My hair hurts, my eyes hurt, my gums hurt, my throat hurts…..I spent last night quite wakefully, waking up alternately freezing and sweating. We took the granddaughter to a Mexican restaurant for tacos Friday night (her favorite food fetish), and the owner was laughing at my lack of voice and started gesticulating at me in faux sign language. Heh. Well, at least I didn’t lose my sense of humor!
As soon as Papa went to bed, granddaughter was all excited. “Let’s MAKE something, Grammaw!” She wanted to spin, or weave, bake, paint…….she wants to create when she’s at Grammaw’s house because if there’s one thing Grammaw encourages, it is creativity! Some of the questions that she had when she was teeny were things like “What do brownies taste like in a pie shell?” Let’s find out! “What do different colors make when mixed together?” Let’s take out the paints and see! “Is there Buried Treasure in your yard?” Hmmmmmm. Better get a shovel and see! “How about dinosaur bones?” Hmmmmm. Shovel time!

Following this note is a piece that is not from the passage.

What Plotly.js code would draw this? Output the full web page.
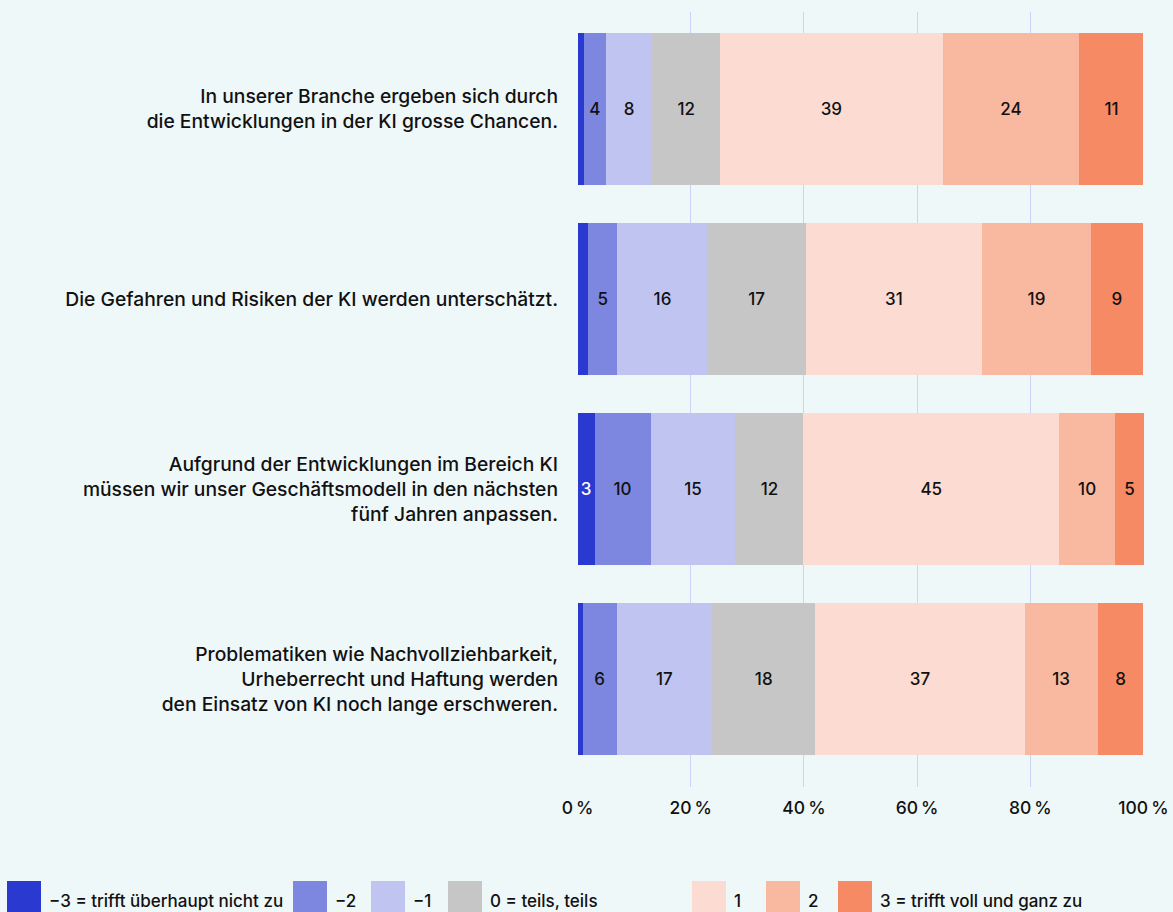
<!DOCTYPE html>
<html>
<head>
<meta charset="utf-8">
<script src="https://cdn.plot.ly/plotly-3.0.1.min.js"></script>
<style>
html,body{margin:0;padding:0;background:#eff8f9;}
#chart{width:1173px;height:912px;}
</style>
</head>
<body>
<div id="chart"></div>
<script>
// ---- data ----
const categories = [
  "In unserer Branche ergeben sich durch<br>die Entwicklungen in der KI grosse Chancen.",
  "Die Gefahren und Risiken der KI werden unterschätzt.",
  "Aufgrund der Entwicklungen im Bereich KI<br>müssen wir unser Geschäftsmodell in den nächsten<br>fünf Jahren anpassen.",
  "Problematiken wie Nachvollziehbarkeit,<br>Urheberrecht und Haftung werden<br>den Einsatz von KI noch lange erschweren."
];
const seriesNames = ["−3 = trifft überhaupt nicht zu", "−2", "−1", "0 = teils, teils", "1", "2", "3 = trifft voll und ganz zu"];
const valMinus3 = [1.1, 1.9, 3.0, 0.9];
const valMinus2 = [3.9, 5.1, 9.9, 6.0];
const valMinus1 = [8.2, 16.0, 15.0, 16.9];
const valZero   = [12.0, 17.3, 12.0, 18.2];
const valPlus1  = [39.3, 31.2, 45.2, 37.0];
const valPlus2  = [24.2, 19.2, 9.9, 12.9];
const valPlus3  = [11.3, 9.2, 5.1, 8.1];
const lblMinus3 = ["", "", "3", ""];
const lblMinus2 = ["4", "5", "10", "6"];
const lblMinus1 = ["8", "16", "15", "17"];
const lblZero   = ["12", "17", "12", "18"];
const lblPlus1  = ["39", "31", "45", "37"];
const lblPlus2  = ["24", "19", "10", "13"];
const lblPlus3  = ["11", "9", "5", "8"];
const xTicks = [0, 20, 40, 60, 80, 100];

// ---- styles ----
const colors = ["#2a3ad0", "#7d87e0", "#c0c4f0", "#c6c6c6", "#fcdcd2", "#f9b8a0", "#f68a64"];
const textColors = ["#ffffff", "#111111", "#111111", "#111111", "#111111", "#111111", "#111111"];
const FONT = "Inter, 'Noto Sans', sans-serif";

const values = [valMinus3, valMinus2, valMinus1, valZero, valPlus1, valPlus2, valPlus3];
const labels = [lblMinus3, lblMinus2, lblMinus1, lblZero, lblPlus1, lblPlus2, lblPlus3];

const traces = seriesNames.map((name, i) => ({
  type: "bar",
  orientation: "h",
  name: name,
  y: categories,
  x: values[i],
  text: labels[i],
  textposition: "inside",
  insidetextanchor: "middle",
  textangle: 0,
  constraintext: "none",
  textfont: {family: FONT, size: 17, color: textColors[i], weight: 500},
  marker: {color: colors[i], line: {width: 0}},
  width: 0.8,
  hoverinfo: "skip",
  showlegend: false
}));

// ---- layout geometry (pixels) ----
const W = 1173, H = 912;
const plotL = 577, plotR = 1144, plotT = 12, plotB = 787;
const px2x = px => (px - plotL) / (plotR - plotL);
const py2y = py => (plotB - py) / (plotB - plotT);

const legendX = [7, 293, 371, 448, 692, 766, 838];
const legendSize = 34;
const legendTop = 881;

const shapes = seriesNames.map((n, i) => ({
  type: "rect", xref: "paper", yref: "paper",
  x0: px2x(legendX[i]), x1: px2x(legendX[i] + legendSize),
  y0: py2y(legendTop + legendSize), y1: py2y(legendTop),
  fillcolor: colors[i], line: {width: 0}
}));
const annotations = seriesNames.map((n, i) => ({
  text: n, xref: "paper", yref: "paper",
  x: px2x(legendX[i] + legendSize + 6), y: py2y(901),
  xanchor: "left", yanchor: "middle", showarrow: false,
  font: {family: FONT, size: 17, color: "#111111", weight: 500}
}));

const layout = {
  width: W, height: H,
  paper_bgcolor: "#eff8f9",
  plot_bgcolor: "#eff8f9",
  barmode: "stack",
  margin: {l: plotL, r: W - plotR, t: plotT, b: H - plotB, pad: 0},
  font: {family: FONT, size: 17, color: "#111111"},
  xaxis: {
    range: [-0.1, 100.1],
    tickvals: xTicks,
    ticktext: xTicks.map(v => v + "\u2009%"),
    showgrid: true, gridcolor: "#cdd3f6", gridwidth: 1,
    zeroline: false, showline: false, ticks: "",
    tickfont: {family: FONT, size: 17.5, color: "#111111", weight: 500},
    ticklabelstandoff: 8,
    fixedrange: true
  },
  yaxis: {
    type: "category",
    categoryorder: "array", categoryarray: categories,
    range: [3.568, -0.5105],
    showgrid: false, zeroline: false, showline: false, ticks: "",
    tickfont: {family: FONT, size: 19.3, color: "#111111", weight: 500},
    ticklabelstandoff: 18,
    fixedrange: true
  },
  shapes: shapes,
  annotations: annotations,
  showlegend: false
};

Plotly.newPlot("chart", traces, layout, {displayModeBar: false, staticPlot: true});
</script>
</body>
</html>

As she gets older, her creative projects are getting much more difficult (and fun). Grammaw is going to have to scramble to keep up. Unfortunately, I didn’t feel like scrambling. I felt more like vegetating. Or maybe dying. My eyes kept closing of their own accord while she was talking. I turned on the television for the poor child and went to sleep.
The next day, I still didn’t feel so much as a creative nerve twitch. I had planned to paint and paper the bathroom to teach her some paint finishes but noooooo. Instead, I gave her a grooming brush and turned her loose on Breeze the appaloosa mare. Breeze was in heaven, turning her body this way and that so that every inch the granddaughter could reach was brushed thoroughly. She put her head down all the way to the ground so that granddaughter could brush her head and neck.

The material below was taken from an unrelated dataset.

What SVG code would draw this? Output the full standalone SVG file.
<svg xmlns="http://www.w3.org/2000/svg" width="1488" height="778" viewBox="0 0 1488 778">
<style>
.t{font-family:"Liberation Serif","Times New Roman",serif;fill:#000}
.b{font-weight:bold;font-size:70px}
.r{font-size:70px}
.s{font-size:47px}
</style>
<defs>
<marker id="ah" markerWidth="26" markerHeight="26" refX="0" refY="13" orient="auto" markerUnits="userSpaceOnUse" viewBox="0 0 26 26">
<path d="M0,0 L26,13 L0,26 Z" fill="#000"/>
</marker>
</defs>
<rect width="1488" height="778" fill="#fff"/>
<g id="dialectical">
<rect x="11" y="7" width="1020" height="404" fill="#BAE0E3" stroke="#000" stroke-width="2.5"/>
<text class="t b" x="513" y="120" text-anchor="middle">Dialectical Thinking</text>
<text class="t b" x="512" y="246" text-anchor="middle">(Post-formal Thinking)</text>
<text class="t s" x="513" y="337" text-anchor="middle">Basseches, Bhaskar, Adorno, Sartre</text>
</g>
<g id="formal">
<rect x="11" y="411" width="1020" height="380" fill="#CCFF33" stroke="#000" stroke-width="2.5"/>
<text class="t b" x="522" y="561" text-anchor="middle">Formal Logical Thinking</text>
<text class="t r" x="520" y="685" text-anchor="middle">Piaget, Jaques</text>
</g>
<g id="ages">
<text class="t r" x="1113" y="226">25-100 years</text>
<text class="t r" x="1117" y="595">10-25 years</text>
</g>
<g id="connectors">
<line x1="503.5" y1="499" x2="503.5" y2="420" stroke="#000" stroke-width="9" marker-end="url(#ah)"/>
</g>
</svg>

Then I had Papa put granddaughter up on Breeze’s back with no saddle, a great way to let the younguns learn how to balance themselves on a horse. I explained about turning her toes in and gripping with her thighs, and holding on to Breeze’s mane until she got her balance. Breeze walked very slowly and carefully, then at a little brisker pace as granddaughter felt more confidence. At the end of the first “lesson”, she was doing exercises per my instruction on horseback as those shown on YouTube below, but without saddle.

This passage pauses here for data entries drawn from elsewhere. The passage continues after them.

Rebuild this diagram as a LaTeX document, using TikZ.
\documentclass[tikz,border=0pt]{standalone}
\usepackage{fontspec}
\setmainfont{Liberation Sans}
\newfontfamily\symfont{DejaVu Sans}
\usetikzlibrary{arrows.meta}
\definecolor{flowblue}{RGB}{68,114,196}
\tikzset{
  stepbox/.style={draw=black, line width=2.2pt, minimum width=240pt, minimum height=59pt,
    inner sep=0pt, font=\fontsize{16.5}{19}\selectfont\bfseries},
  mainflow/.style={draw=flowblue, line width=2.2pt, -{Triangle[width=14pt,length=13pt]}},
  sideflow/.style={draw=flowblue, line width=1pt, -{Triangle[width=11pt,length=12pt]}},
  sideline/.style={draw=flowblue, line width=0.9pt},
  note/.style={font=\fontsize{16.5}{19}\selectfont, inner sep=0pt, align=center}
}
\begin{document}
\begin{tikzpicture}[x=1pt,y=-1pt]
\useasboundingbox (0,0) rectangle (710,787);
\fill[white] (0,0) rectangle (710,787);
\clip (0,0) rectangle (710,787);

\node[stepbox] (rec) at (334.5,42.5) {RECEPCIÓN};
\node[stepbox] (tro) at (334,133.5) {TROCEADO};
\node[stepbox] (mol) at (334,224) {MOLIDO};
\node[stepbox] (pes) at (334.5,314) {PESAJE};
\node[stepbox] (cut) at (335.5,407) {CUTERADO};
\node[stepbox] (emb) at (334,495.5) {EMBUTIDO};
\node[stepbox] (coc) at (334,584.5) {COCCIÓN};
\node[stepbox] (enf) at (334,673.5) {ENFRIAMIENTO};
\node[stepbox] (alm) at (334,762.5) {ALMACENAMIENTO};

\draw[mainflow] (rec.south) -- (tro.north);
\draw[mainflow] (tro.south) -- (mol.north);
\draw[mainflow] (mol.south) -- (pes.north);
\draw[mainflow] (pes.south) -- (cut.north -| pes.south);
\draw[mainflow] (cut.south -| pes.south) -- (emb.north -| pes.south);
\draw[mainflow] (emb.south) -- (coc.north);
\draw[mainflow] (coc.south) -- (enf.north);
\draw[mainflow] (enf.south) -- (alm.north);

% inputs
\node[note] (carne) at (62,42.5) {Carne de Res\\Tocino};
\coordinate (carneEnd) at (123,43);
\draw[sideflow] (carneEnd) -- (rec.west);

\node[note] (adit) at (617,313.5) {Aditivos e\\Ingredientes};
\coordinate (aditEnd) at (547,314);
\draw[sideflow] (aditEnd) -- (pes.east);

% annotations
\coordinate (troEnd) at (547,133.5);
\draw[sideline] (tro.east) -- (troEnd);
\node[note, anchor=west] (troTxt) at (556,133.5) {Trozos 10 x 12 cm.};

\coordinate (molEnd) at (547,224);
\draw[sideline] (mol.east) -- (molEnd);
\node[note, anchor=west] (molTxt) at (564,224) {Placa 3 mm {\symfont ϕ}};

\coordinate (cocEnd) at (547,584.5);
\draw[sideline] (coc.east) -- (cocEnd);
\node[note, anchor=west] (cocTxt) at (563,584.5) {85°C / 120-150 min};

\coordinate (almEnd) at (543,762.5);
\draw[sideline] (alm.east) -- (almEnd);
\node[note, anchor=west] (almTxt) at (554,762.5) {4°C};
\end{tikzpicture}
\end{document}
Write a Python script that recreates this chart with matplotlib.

At the end of her first riding lesson (sadly much overdue!), she informed me that both her daddy AND her momma had forbidden her to ever attempt to ride Breeze because that horse was waaaaaaaay too wild. Heh. Guess that’s why she had always previously refused because she’s mostly an obedient little girl. Well, neither of them had told ME such a thing, and granddaughter waited until the END of the lesson to enlighten me, so I suppose she really wanted to ride.
Maybe her time here this weekend wasn’t too boring after all.
After a solid 12 hours of sleep and ingesting some ramen noodles, I feel almost human again, though still mute. Gonna be hard to read books to the children at school tomorrow!